Registered: 11/27/01
Posts: 108
Loc: england

traditional aikido wont do anything in fights on the street???????????????

maybe you havent looked deep enough into aikido

[This message has been edited by martinnitram (edited 12-16-2001).]

#652 - 12/17/01 08:33 AM Re: Death of an art...
MrVigerous Offline
Former Administrator

Registered: 04/17/01
Posts: 2498
Loc: UK
Martinnitram, I'd have to say that Shadowfax is correct if one applies a practicioner to success ratio. Aikido at the very highest levels is of course effective as such practicioners have the ability to make a technique work despite having little in the way of opposing motion to work with. However, the vast majority of people will be decimated trying to utilise Aikido principles in a street situation compared to someone of similar experience employing Western boxing, karate, Tai Boxing - or other predominantly striking arts. The high skill level required by an Aikidoka against an impact player of even average quality is very high indeed.
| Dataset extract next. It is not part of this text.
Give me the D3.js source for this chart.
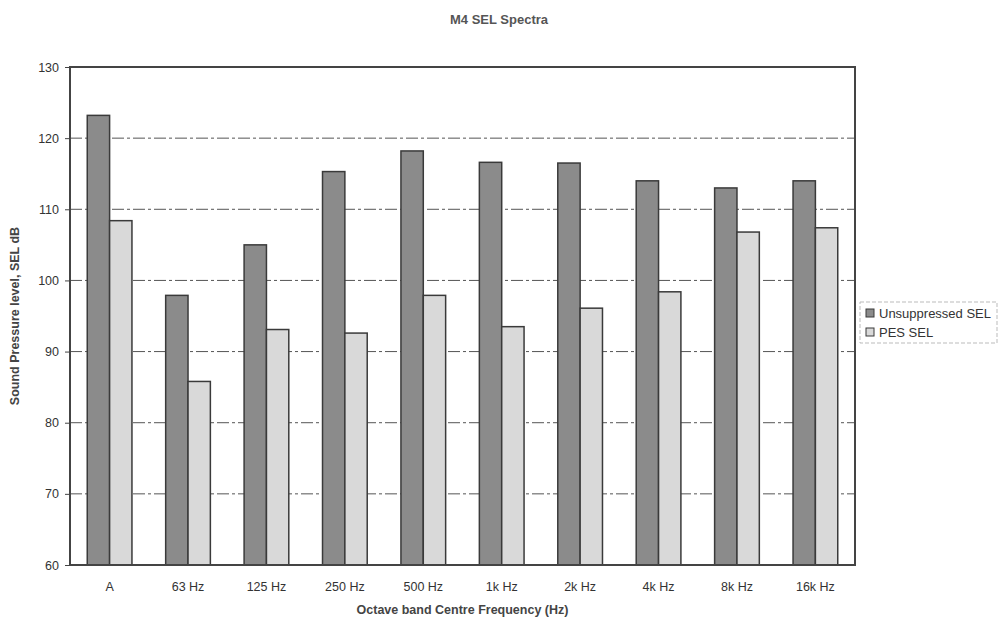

#653 - 01/05/02 03:05 PM Re: Death of an art...
Luke Offline

Registered: 01/04/02
Posts: 8
Loc: Hawaii
If you are interested in Shotokan Karate I suggest you do a little research on the background/history of the school. Most schools have affiliations to well known organizations which provide excellent instruction. These traditional and well-known organizations have very strict grading systems and are very structered in their training. There is so much that one can learn from any particular Art out there. Shotokan Karate may not appear to be a very effective form of self-defense, but if you study long enough and understand the philosophy of it, there exists a highly effective form of self-defense. Then on the other hand, every student has different motives for training. Every martial art has so much to offer and that's why it is very difficult to choose a certain style. There is so much one can learn from any Martial Art. I believe there are many benefits from studying Shotokan Karate. It is all up to the individual.